I dont get the mazda marketing department why do they call this large MPV the 5 ?

It's bigger then the 6 but its called the 5 ? most company's that use numbers order the number to the car size in its range odd that mazda call this a 5 should be a 7 or is there already a 7 ?

23 June 2010

[quote moe360]I dont get the mazda marketing department why do they call this large MPV the 5 ?[/quote] It is based on the platform of the 3, so that might be the reasoning? For the person in the U.S even the 2.3 is more efficient than the Odessey! My mother in law has one and it's great on flat highway, but on hills and in the city I get 20mpg at best. I believe they'll just be dropping in the 2.5 from the mazda 3, which is just a stroked version of the 2.3. For now it still won't be great fuel economy compared to a small car, but every year it's been out the Mazda 5 has won the fuel economy award for mpvs!

23 June 2010

[quote theonlydt][quote moe360]I dont get the mazda marketing department why do they call this large MPV the 5 ?[/quote] It is based on the platform of the 3, so that might be the reasoning? For the person in the U.S even the 2.3 is more efficient than the Odessey! My mother in law has one and it's great on flat highway, but on hills and in the city I get 20mpg at best. I believe they'll just be dropping in the 2.5 from the mazda 3, which is just a stroked version of the 2.3. For now it still won't be great fuel economy compared to a small car, but every year it's been out the Mazda 5 has won the fuel economy award for mpvs![/quote] The 5 is based on the 3 - it's Mazda's "midi MPV", equivalent to the Touran, Grand C4 Picasso, Grand Scenic, Grand C-Max - all of which are based on small family hatchbacks - Golf, C4, Megane, Focus respectively. I think this is probably where the numbering comes from. Also, I reckon a 6 Estate is probably slightly bigger than the current 5, and possibly even the new one. I think it looks alright, but I prefer the current model's styling - it's less fussy, and the rear end on this new model still reminds me of a certain Ssangyong!

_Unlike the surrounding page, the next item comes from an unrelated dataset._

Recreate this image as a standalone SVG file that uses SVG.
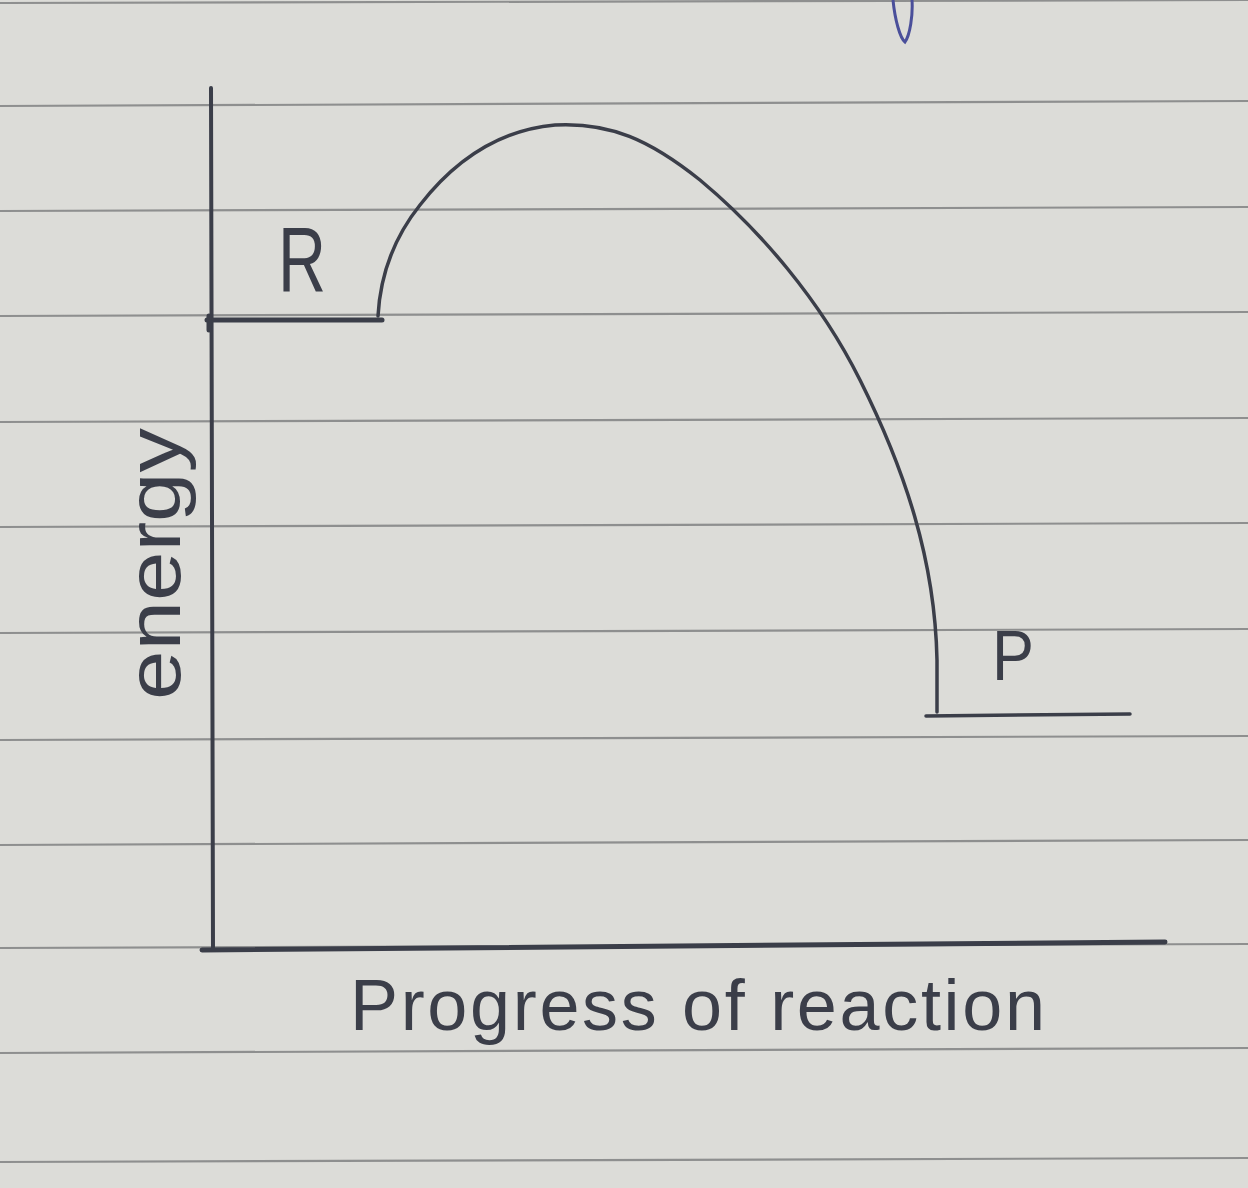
<svg xmlns="http://www.w3.org/2000/svg" width="1248" height="1188" viewBox="0 0 1248 1188">
<style>
.rule{stroke:#8e8f8f;stroke-width:2.2;fill:none}
.ink{stroke:#3b3e49;fill:none;stroke-linecap:round;stroke-linejoin:round}
.lbl{font-family:"Liberation Sans","DejaVu Sans",sans-serif;fill:#3b3e49}
</style>
<rect width="1248" height="1188" fill="#dcdcd8"/>
<g id="paper">
<path class="rule" d="M0 3 L1248 0"/>
<path class="rule" d="M0 106 L1248 101"/>
<path class="rule" d="M0 211 L1248 207"/>
<path class="rule" d="M0 316 L1248 312"/>
<path class="rule" d="M0 422 L1248 418"/>
<path class="rule" d="M0 527 L1248 523"/>
<path class="rule" d="M0 633 L1248 629"/>
<path class="rule" d="M0 740 L1248 736"/>
<path class="rule" d="M0 845 L1248 840"/>
<path class="rule" d="M0 948 L1248 944"/>
<path class="rule" d="M0 1053 L1248 1048"/>
<path class="rule" d="M0 1162 L1248 1158"/>
<path d="M893 0 C895 20 900 38 905 42 C910 35 913 15 912 0" stroke="#4a4f9a" stroke-width="3" fill="none"/>
</g>
<g id="connectors">
<path id="y-axis" class="ink" stroke-width="4" d="M211 88 L213 948"/>
<path id="x-axis" class="ink" stroke-width="5" d="M202 950 L1165 942"/>
<path id="curve" class="ink" stroke-width="3.5" d="M378 316 C380 280 392 240 420 205 C455 160 500 130 555 125 C610 122 650 140 700 180 C760 230 820 300 860 380 C905 470 935 560 937 660 L937 712"/>
</g>
<g id="node-R">
<path class="ink" stroke-width="5" d="M207 320 L382 320"/>
<path class="ink" stroke-width="5" d="M209 316 L209 330"/>
<text class="lbl" x="278" y="292" font-size="92" textLength="48" lengthAdjust="spacingAndGlyphs">R</text>
</g>
<g id="node-P">
<path class="ink" stroke-width="3.5" d="M926 716 L1130 714"/>
<text class="lbl" x="992" y="680" font-size="70" textLength="42" lengthAdjust="spacingAndGlyphs">P</text>
</g>
<g id="label-energy">
<text class="lbl" transform="translate(180 700) rotate(-90)" x="0" y="0" font-size="76" textLength="272" lengthAdjust="spacingAndGlyphs">energy</text>
</g>
<g id="label-progress">
<text class="lbl" x="350" y="1030" font-size="72" textLength="695" lengthAdjust="spacing">Progress of reaction</text>
</g>
</svg>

"The creative adult is the child who survived."

23 June 2010

I want to knock that stupid smile right off it's face. Why do Mazda insist on putting that ever increasingly massive clown smile on the front of their cars? Makes for interesting Reading then on Autoblog that Mazda intends to change it's styling direction! I can see why!!

24 June 2010

[quote moe360]I dont get the mazda marketing department why do they call this large MPV the 5 ? [/quote]

Blame Mazda Europe. In Japan they still call it the Premacy.

24 June 2010

1.6 diesel hauling a fully loaded car?! Come on Mazda, install the excellent 2.2 diesel and you will have a winner!

25 June 2010

[quote adrian888]1.6 diesel hauling a fully loaded car?! Come on Mazda, install the excellent 2.2 diesel and you will have a winner![/quote]

Exactly but perhaps they have to protect Ford S Max sales!